Inga and Nick wanted their wedding to be industrial and overgrown. Think graffiti, dripping candles and a venue with a derelict vibe. The Brisbane Powerhouse proved to be the perfect place for their April celebration.
“We are a unique kind of couple with an obsession for the obscure – especially skulls,” began the bride. “We wanted the wedding to really reflect our personalities and to incorporate the things we love – animals, skulls and organised chaos. The brief for our florists was overgrown, we did not want anything to look too placed. We gave the guests gifts of a napkin that was custom made, which had a wolf on it and read ‘Hungry Like the Wolf’, as we are music and animal lovers, this ticked both boxes. The guests also received a hand picked poem which was enclosed in a beautiful mini envelope (with skulls and skeletons on it of course), these we used as place cards.”
The ceremony was held on the Riverbend Terrace, overlooking the water. “Our celebrant was amazing and added in little bits of ‘us’ that we did not expect, like a few lines from a Pantera song ‘This Love’, before he pronounced us as husband and wife. It was really nice having a surprise like this during our ceremony. When you’re so involved in planning a wedding, it is fun when people throw in really meaningful surprises.”

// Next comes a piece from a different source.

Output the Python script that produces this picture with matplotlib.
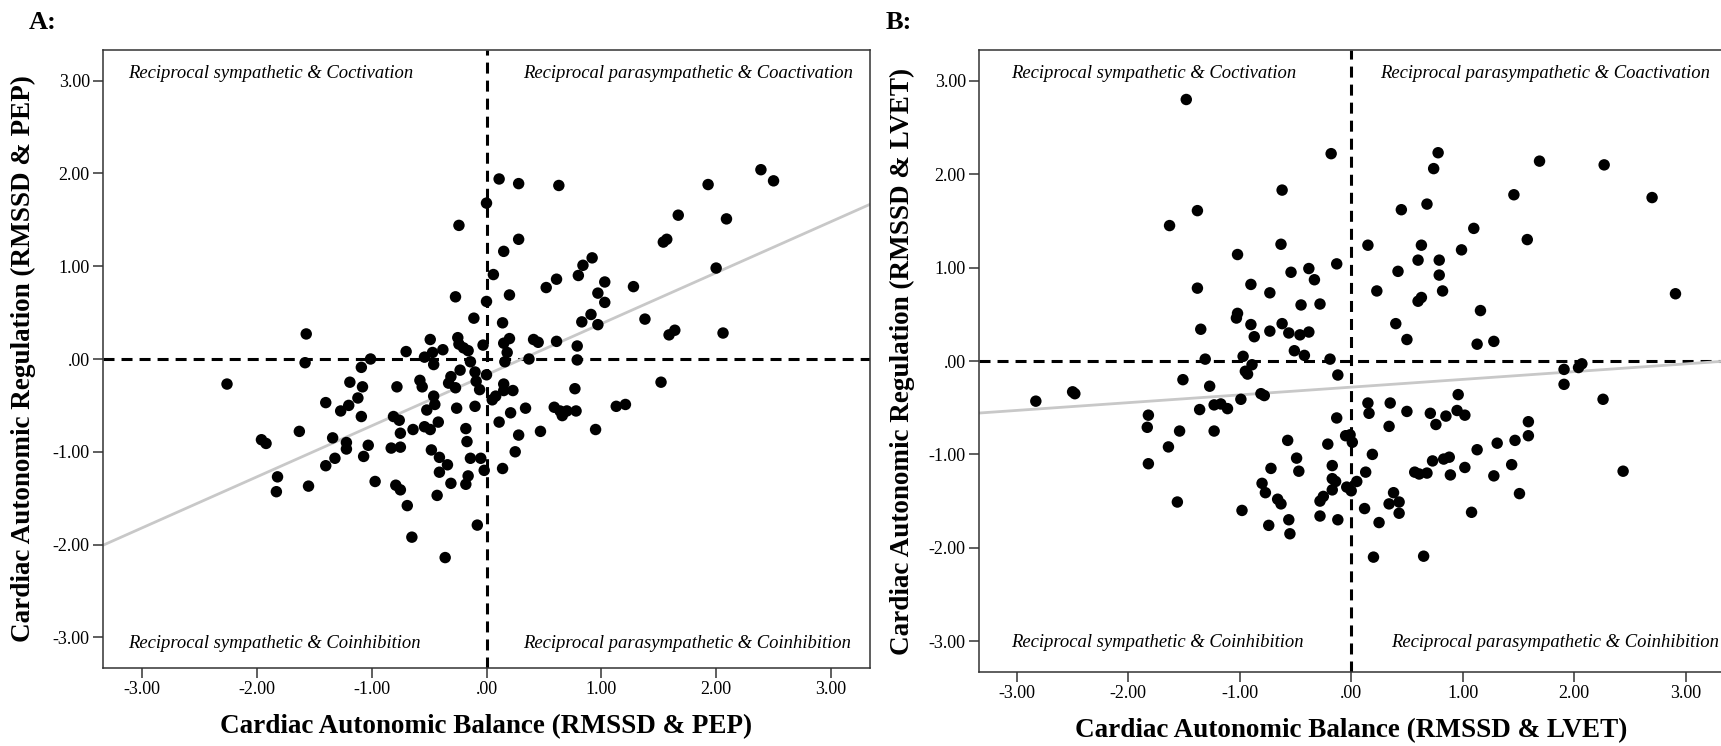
import numpy as np
import matplotlib
matplotlib.use("Agg")
import matplotlib.pyplot as plt
import matplotlib.ticker as mticker

# --- 0. Global style settings ---
plt.rcParams['font.family'] = 'serif'
plt.rcParams['font.serif'] = ['Liberation Serif', 'DejaVu Serif']
plt.rcParams['axes.unicode_minus'] = False
TICK_FONTSIZE = 13
LABEL_FONTSIZE = 19.5
QUAD_FONTSIZE = 13.4

# --- 1. Data ---
# Panel A: balance / regulation from RMSSD & PEP
a_balance = [
    -1.57, -1.58, -1.09, -1.01, -0.70, -0.54, -0.49, -0.47, -0.46, -0.38,
    -0.27, -0.24, -0.25, -0.24, -0.20, -0.16, -0.14, -0.11, -0.03, 0.00,
    0.00, 0.06, 0.11, 0.15, 0.14, 0.15, 0.18, 0.16, 0.20, 0.20,
    0.28, 0.28, 0.37, 0.41, 0.45, 0.52, 0.61, 0.61, 0.63, 0.79,
    0.79, 0.80, 0.84, 0.83, 0.91, 0.92, 0.97, 0.97, 1.03, 1.03,
    1.28, 1.38, 1.54, 1.57, 1.59, 1.64, 1.67, 1.93, 2.00, 2.06,
    2.09, 2.39, 2.50,
    -2.26, -1.19, -1.08, -1.40, -1.20, -1.12, -1.27, -1.09, -0.78, -0.81,
    -0.76, -1.63, -1.34, -1.22, -1.22, -1.03, -1.07, -1.32, -1.40, -1.96,
    -1.92, -1.82, -1.83, -1.55, -0.97, -0.79, -0.75, -0.69, -0.65, -0.36,
    -0.08, -0.83, -0.75, -0.75, -0.64, -0.54, -0.49, -0.48, -0.42, -0.58,
    -0.56, -0.46, -0.45, -0.52, -0.41, -0.34, -0.41, -0.43, -0.31, -0.31,
    -0.27, -0.23, -0.33, -0.26, -0.10, -0.10, -0.06, 0.00, -0.09, -0.18,
    -0.17, -0.14, -0.05, -0.02, -0.16, -0.18, 0.05, 0.08, 0.11, 0.15,
    0.15, 0.23, 0.21, 0.28, 0.25, 0.14, 0.34, 0.47, 0.59, 0.64,
    0.66, 0.70, 0.78, 0.77, 0.95, 1.13, 1.21, 1.52,
]
a_regulation = [
    0.27, -0.04, -0.09, 0.00, 0.08, 0.02, 0.21, 0.07, -0.06, 0.10,
    0.67, 1.44, 0.23, 0.16, 0.12, 0.09, -0.03, 0.44, 0.15, 0.62,
    1.68, 0.91, 1.94, 1.16, 0.39, 0.17, 0.07, -0.03, 0.22, 0.69,
    1.29, 1.89, 0.00, 0.21, 0.18, 0.77, 0.86, 0.19, 1.87, 0.14,
    -0.01, 0.90, 1.01, 0.40, 0.48, 1.09, 0.71, 0.37, 0.83, 0.61,
    0.78, 0.43, 1.26, 1.29, 0.26, 0.31, 1.55, 1.88, 0.98, 0.28,
    1.51, 2.04, 1.92,
    -0.27, -0.25, -0.30, -0.47, -0.50, -0.42, -0.56, -0.62, -0.30, -0.62,
    -0.66, -0.78, -0.85, -0.90, -0.97, -0.93, -1.05, -1.07, -1.15, -0.87,
    -0.91, -1.27, -1.43, -1.37, -1.32, -1.36, -1.41, -1.58, -1.92, -2.14,
    -1.79, -0.96, -0.95, -0.80, -0.76, -0.73, -0.76, -0.98, -0.68, -0.23,
    -0.30, -0.40, -0.49, -0.55, -1.06, -1.14, -1.22, -1.47, -1.34, -0.19,
    -0.31, -0.12, -0.26, -0.53, -0.51, -0.14, -0.33, -0.17, -0.24, -0.75,
    -0.89, -1.07, -1.07, -1.20, -1.26, -1.35, -0.44, -0.40, -0.68, -0.27,
    -0.34, -0.34, -0.58, -0.82, -1.00, -1.18, -0.53, -0.78, -0.52, -0.56,
    -0.61, -0.56, -0.56, -0.32, -0.76, -0.51, -0.49, -0.25,
]

# Panel B: balance / regulation from RMSSD & LVET
b_balance = [
    -1.48, -0.18, 0.78, 0.74, 1.69, 2.27, -0.62, 1.46, 2.70, -1.38,
    0.45, 0.68, -1.63, 1.10, 1.58, 0.15, -0.63, 0.63, 0.99, -1.02,
    -0.13, -0.38, -0.54, -0.33, -0.90, 0.42, 0.60, 0.79, 0.79, -1.38,
    0.23, 0.82, -0.73, 0.60, 0.63, -0.45, -0.28, 2.91, -1.02, -1.03,
    1.16, -0.90, -0.62, -1.35, -0.73, -0.87, -0.56, -0.46, -0.38, 0.40,
    0.50, 1.13, 1.28, -0.51, -0.42, -1.31, -0.97, -0.19,
    -2.83, -2.50, -2.48, -1.51, -1.27, -0.95, -0.93, -0.89, -0.81, -0.78,
    -0.99, -1.36, -1.23, -1.17, -1.11, -1.82, -1.83, -1.54, -1.23, -1.64,
    -1.82, -1.56, -0.98, -0.57, -0.49, -0.47, -0.72, -0.80, -0.77, -0.66,
    -0.63, -0.74, -0.56, -0.55, -0.21, -0.17, -0.17, -0.14, -0.17, -0.25,
    -0.28, -0.28, -0.12, -0.12, -0.13, -0.05, -0.01, 0.01, -0.04, 0.00,
    0.05, 0.15, 0.16, 0.35, 0.34, 0.50, 0.19, 0.13, 0.12, 0.25,
    0.20, 0.38, 0.34, 0.43, 0.43, 0.57, 0.61, 0.68, 0.65, 0.71,
    0.76, 0.85, 0.95, 1.02, 0.96, 0.73, 0.83, 0.88, 0.89, 1.02,
    1.13, 1.31, 1.47, 1.59, 1.59, 1.28, 1.44, 1.51, 1.08, 1.91,
    1.91, 2.04, 2.07, 2.26, 2.44,
]
b_regulation = [
    2.80, 2.22, 2.23, 2.06, 2.14, 2.10, 1.83, 1.78, 1.75, 1.61,
    1.62, 1.68, 1.45, 1.42, 1.30, 1.24, 1.25, 1.24, 1.19, 1.14,
    1.04, 0.99, 0.95, 0.87, 0.82, 0.96, 1.08, 1.08, 0.92, 0.78,
    0.75, 0.75, 0.73, 0.64, 0.68, 0.60, 0.61, 0.72, 0.51, 0.46,
    0.54, 0.39, 0.40, 0.34, 0.32, 0.26, 0.30, 0.28, 0.31, 0.40,
    0.23, 0.18, 0.21, 0.11, 0.06, 0.02, 0.05, 0.02,
    -0.43, -0.33, -0.35, -0.20, -0.27, -0.11, -0.14, -0.04, -0.35, -0.37,
    -0.41, -0.52, -0.47, -0.46, -0.51, -0.58, -0.71, -0.75, -0.75, -0.92,
    -1.10, -1.51, -1.60, -0.85, -1.04, -1.18, -1.15, -1.31, -1.41, -1.48,
    -1.53, -1.76, -1.70, -1.85, -0.89, -1.12, -1.26, -1.29, -1.38, -1.45,
    -1.50, -1.66, -1.70, -0.15, -0.61, -0.80, -0.79, -0.87, -1.35, -1.39,
    -1.29, -0.45, -0.56, -0.45, -0.70, -0.54, -1.00, -1.19, -1.58, -1.73,
    -2.10, -1.41, -1.53, -1.51, -1.63, -1.19, -1.21, -1.20, -2.09, -0.56,
    -0.68, -0.59, -0.53, -0.58, -0.36, -1.07, -1.05, -1.03, -1.22, -1.14,
    -0.95, -0.88, -0.85, -0.65, -0.80, -1.23, -1.11, -1.42, -1.62, -0.09,
    -0.25, -0.07, -0.03, -0.41, -1.18,
]

# fit lines (slope, intercept) as shown in the figure
fit_a = (0.55, -0.17)
fit_b = (0.083, -0.28)

tick_values = [-3, -2, -1, 0, 1, 2, 3]
quad_labels = [
    'Reciprocal sympathetic & Coctivation',
    'Reciprocal parasympathetic & Coactivation',
    'Reciprocal sympathetic & Coinhibition',
    'Reciprocal parasympathetic & Coinhibition',
]


def spss_fmt(v, pos):
    s = f"{v:.2f}"
    if s in ("0.00", "-0.00"):
        return ".00"
    return s


# --- 2. Plotting function ---
def draw_panel(ax, bal, reg, fit, xlabel, ylabel, quad_x, quad_y):
    ax.set_xlim(-3.34, 3.34)
    ax.set_ylim(-3.33, 3.33)

    dash = (0, (3.6, 2.3))
    ax.axhline(0, color='black', lw=2.2, ls=dash, zorder=1)
    ax.axvline(0, color='black', lw=2.2, ls=dash, zorder=1)

    xs = np.array(ax.get_xlim())
    ax.plot(xs, fit[0] * xs + fit[1], color='#c8c8c8', lw=2.0, zorder=2)

    ax.scatter(bal, reg, s=68, color='black', edgecolors='none', zorder=3)

    for txt, x, y in zip(quad_labels, quad_x, quad_y):
        ax.text(x, y, txt, fontsize=QUAD_FONTSIZE, style='italic',
                ha='left', va='center', zorder=4)

    ax.set_xticks(tick_values)
    ax.set_yticks(tick_values)
    ax.xaxis.set_major_formatter(mticker.FuncFormatter(spss_fmt))
    ax.yaxis.set_major_formatter(mticker.FuncFormatter(spss_fmt))
    ax.tick_params(direction='out', length=7, width=1.1, color='#333333',
                   labelsize=TICK_FONTSIZE, pad=2.5)
    for sp in ax.spines.values():
        sp.set_color('#333333')
        sp.set_linewidth(1.1)

    ax.set_xlabel(xlabel, fontsize=LABEL_FONTSIZE, fontweight='bold')
    ax.set_ylabel(ylabel, fontsize=LABEL_FONTSIZE, fontweight='bold')


W, H = 1721, 746
fig = plt.figure(figsize=(W / 100, H / 100), dpi=100)

ax_a = fig.add_axes([103 / W, (H - 668) / H, 767 / W, 618 / H])
draw_panel(ax_a, a_balance, a_regulation, fit_a,
           'Cardiac Autonomic Balance (RMSSD & PEP)',
           'Cardiac Autonomic Regulation (RMSSD & PEP)',
           quad_x=[-3.12, 0.32, -3.12, 0.32],
           quad_y=[3.08, 3.08, -3.07, -3.07])
ax_a.xaxis.set_label_coords(0.5, -0.074)
ax_a.yaxis.set_label_coords((36 - 103) / 767, 0.5)

ax_b = fig.add_axes([979 / W, (H - 672) / H, 744.4 / W, 622 / H])
draw_panel(ax_b, b_balance, b_regulation, fit_b,
           'Cardiac Autonomic Balance (RMSSD & LVET)',
           'Cardiac Autonomic Regulation (RMSSD & LVET)',
           quad_x=[-3.05, 0.26, -3.05, 0.36],
           quad_y=[3.08, 3.08, -3.01, -3.01])
ax_b.xaxis.set_label_coords(0.5, -0.074)
ax_b.yaxis.set_label_coords((915 - 979) / 744.4, 0.5)

fig.text(29 / W, 1 - 11 / H, 'A:', fontsize=19, fontweight='bold', ha='left', va='top')
fig.text(886 / W, 1 - 11 / H, 'B:', fontsize=19, fontweight='bold', ha='left', va='top')

fig.savefig('out.png', dpi=100)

Adam and Meghan wanted to find a suitably Rock n Roll venue for their alternative wedding in Phoenix. After a long search they eventually came across The Duce which ticked all their boxes! “We wanted the wedding to let us shine through”, began the bride. “We didn’t want a particular theme. When we were looking at wedding venues, we wanted something that was already us. In Phoenix, there are tons of country clubs and botanical gardens. But none of that really fit who Adam and I are. It was to the point that it was bumming us out that we weren’t able to find something in our budget that fit us. We had heard about The Duce through a friend, so we went to check it out.”
“The minute we walked in, we knew it would be perfect. There was Motown playing in the background, an outside bar, a boxing ring and a large indoor area that was filled with yard games – which is where the actual ceremony was held. It is a restaurant, but on the weeknights has swing lessons for the public. The boxing ring is actually used; the owner and some other boxers work out there!”
Abbie and Daniel were married at The Paintworks in Bristol, a converted industrial building in the city’s creative quarter. They didn’t set out to have a theme but the bride’s outfit was quite 50s, they served fish n chips and had an ice cream tricycle for desert, and they had a DJ who played only 90s music – so I guess you could say the wedding was all the things they liked!
“We knew our wedding had to have a few vital things – a fun, a relaxed atmosphere, the best DJ ever, a 50s prom dress as a wedding dress, hot-rods and friends and family”, Abbie explained. “This was the inspiration for how we wanted our day to look and feel.”
“We made the details quirky to match our personalities. For example we had a bottle of orange squash on every table because Daniel doesn’t drink and we had tea cups and saucers from charity shops which we made into candles to light up the tables. I also found a broken typewriter in a charity shop, fixed it and it became our guest book. We used our childhood Lego toys as cake toppers and had enough sweets to send everyone crazy on sugar. We invited all our family and friend’s children so made sure they were well occupied with a giant Jenga, hula hoops, space hoppers, connect four and a bouncy castle.”